### Data supplied
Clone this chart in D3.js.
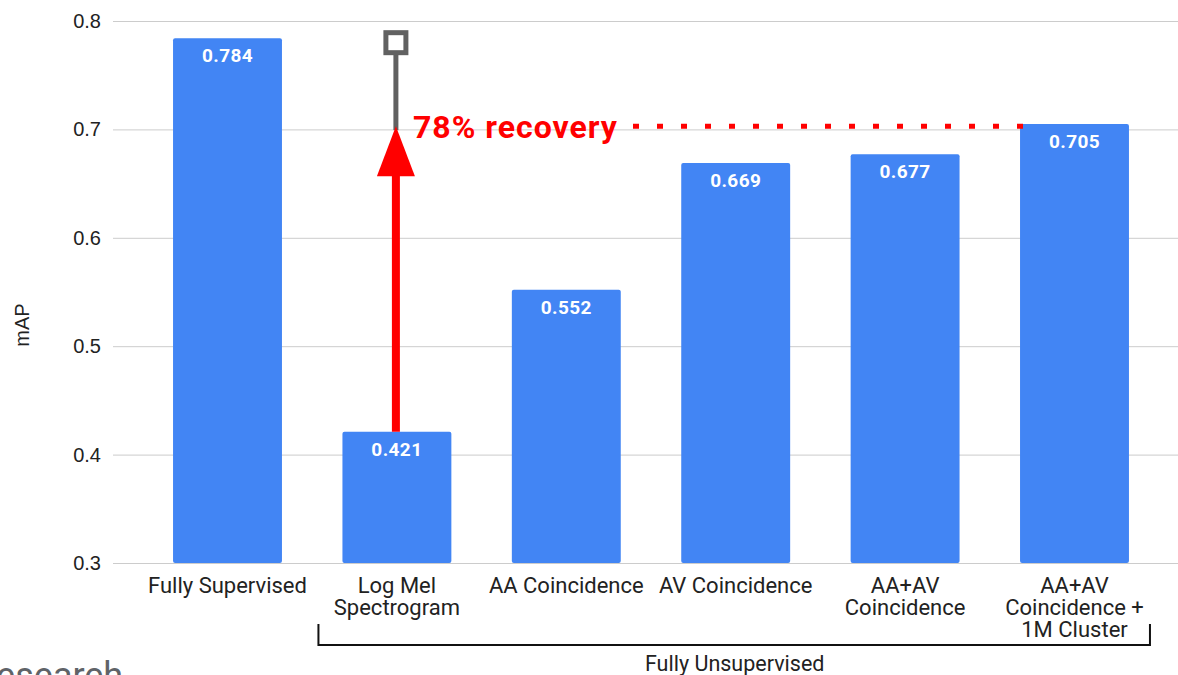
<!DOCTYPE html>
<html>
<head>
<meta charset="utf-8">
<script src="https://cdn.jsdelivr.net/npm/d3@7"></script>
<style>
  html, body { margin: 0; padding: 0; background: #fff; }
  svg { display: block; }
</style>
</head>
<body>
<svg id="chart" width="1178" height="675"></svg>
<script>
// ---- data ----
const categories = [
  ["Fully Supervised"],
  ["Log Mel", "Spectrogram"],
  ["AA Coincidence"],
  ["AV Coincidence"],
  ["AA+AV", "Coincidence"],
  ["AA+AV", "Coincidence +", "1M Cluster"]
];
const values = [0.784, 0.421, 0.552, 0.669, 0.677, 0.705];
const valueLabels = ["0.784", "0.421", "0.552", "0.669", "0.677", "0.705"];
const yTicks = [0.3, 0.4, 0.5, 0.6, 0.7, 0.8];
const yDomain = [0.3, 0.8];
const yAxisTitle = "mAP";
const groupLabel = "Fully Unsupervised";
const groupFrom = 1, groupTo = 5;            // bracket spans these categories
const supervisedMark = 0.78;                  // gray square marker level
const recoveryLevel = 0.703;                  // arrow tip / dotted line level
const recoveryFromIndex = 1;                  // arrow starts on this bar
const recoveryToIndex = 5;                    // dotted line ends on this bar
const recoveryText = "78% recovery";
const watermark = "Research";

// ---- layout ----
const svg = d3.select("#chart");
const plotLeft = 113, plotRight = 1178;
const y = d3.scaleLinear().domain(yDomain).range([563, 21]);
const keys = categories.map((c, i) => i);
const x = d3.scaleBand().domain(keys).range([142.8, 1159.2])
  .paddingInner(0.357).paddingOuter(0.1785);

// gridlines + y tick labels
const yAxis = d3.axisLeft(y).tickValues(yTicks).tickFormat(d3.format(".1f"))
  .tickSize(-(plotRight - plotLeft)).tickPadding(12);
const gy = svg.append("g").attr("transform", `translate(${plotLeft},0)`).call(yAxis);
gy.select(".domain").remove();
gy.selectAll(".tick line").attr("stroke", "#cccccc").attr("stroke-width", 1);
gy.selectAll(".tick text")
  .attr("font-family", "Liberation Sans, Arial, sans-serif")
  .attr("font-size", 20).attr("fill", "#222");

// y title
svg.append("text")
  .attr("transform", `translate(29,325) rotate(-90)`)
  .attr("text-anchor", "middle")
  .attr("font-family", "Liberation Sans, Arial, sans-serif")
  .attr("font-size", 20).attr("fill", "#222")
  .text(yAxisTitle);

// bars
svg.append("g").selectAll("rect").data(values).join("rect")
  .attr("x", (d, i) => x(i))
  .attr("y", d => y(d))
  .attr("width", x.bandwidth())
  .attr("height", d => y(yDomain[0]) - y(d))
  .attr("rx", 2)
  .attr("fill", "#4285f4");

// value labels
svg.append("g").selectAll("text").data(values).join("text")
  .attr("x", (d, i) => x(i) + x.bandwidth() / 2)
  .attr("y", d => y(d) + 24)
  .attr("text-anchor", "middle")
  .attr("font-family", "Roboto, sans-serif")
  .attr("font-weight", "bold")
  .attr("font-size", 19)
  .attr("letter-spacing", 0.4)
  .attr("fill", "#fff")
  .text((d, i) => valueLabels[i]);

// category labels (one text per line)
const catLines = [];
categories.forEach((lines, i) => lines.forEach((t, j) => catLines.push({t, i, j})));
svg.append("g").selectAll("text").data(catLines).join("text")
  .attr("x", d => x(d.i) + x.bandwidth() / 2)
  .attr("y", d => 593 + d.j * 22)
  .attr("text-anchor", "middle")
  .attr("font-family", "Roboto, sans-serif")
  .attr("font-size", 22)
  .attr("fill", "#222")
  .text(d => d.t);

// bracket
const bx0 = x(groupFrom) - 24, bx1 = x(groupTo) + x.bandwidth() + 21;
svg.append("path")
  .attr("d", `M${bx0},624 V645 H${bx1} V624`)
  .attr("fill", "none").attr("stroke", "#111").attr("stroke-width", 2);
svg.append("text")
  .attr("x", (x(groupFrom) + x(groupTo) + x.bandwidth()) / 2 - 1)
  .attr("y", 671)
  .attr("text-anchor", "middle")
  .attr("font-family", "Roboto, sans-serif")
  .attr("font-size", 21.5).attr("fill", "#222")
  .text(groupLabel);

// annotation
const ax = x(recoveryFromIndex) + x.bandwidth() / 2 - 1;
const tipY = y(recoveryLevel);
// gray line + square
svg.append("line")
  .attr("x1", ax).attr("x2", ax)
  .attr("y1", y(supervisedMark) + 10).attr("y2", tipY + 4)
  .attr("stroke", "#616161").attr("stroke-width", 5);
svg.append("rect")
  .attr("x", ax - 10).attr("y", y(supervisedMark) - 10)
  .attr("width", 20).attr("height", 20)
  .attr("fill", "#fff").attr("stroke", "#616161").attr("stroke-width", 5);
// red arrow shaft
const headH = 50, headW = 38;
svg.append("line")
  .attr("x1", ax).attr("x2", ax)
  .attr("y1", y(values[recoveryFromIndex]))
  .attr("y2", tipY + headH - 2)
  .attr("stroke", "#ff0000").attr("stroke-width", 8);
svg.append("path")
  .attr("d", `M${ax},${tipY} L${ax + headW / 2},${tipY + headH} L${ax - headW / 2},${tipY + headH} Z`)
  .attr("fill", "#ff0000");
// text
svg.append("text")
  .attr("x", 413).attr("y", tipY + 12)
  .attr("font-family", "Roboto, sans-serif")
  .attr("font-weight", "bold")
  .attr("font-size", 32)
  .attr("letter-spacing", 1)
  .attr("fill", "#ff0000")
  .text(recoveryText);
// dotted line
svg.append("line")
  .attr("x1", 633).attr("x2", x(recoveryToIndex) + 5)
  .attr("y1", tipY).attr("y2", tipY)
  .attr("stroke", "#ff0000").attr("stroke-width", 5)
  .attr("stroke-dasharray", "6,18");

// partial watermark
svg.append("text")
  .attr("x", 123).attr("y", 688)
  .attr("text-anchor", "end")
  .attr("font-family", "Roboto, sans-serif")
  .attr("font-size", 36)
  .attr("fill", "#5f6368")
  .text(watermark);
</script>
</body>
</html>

==

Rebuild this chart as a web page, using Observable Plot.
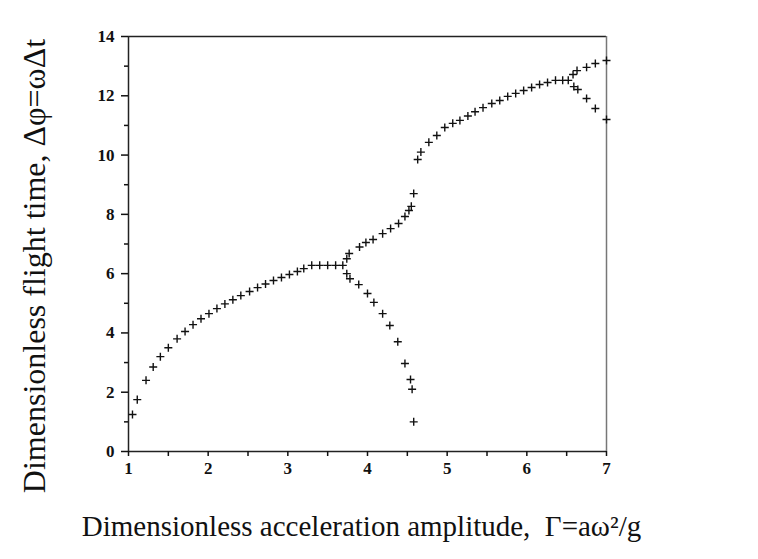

### Aim
Return every line holding the word "this" from the records.

### Solved problem
Clone this chart in D3.js.
const recoveryFromIndex = 1;                  // arrow starts on this bar
const recoveryToIndex = 5;                    // dotted line ends on this bar
Rebuild this chart as a web page, using Observable Plot.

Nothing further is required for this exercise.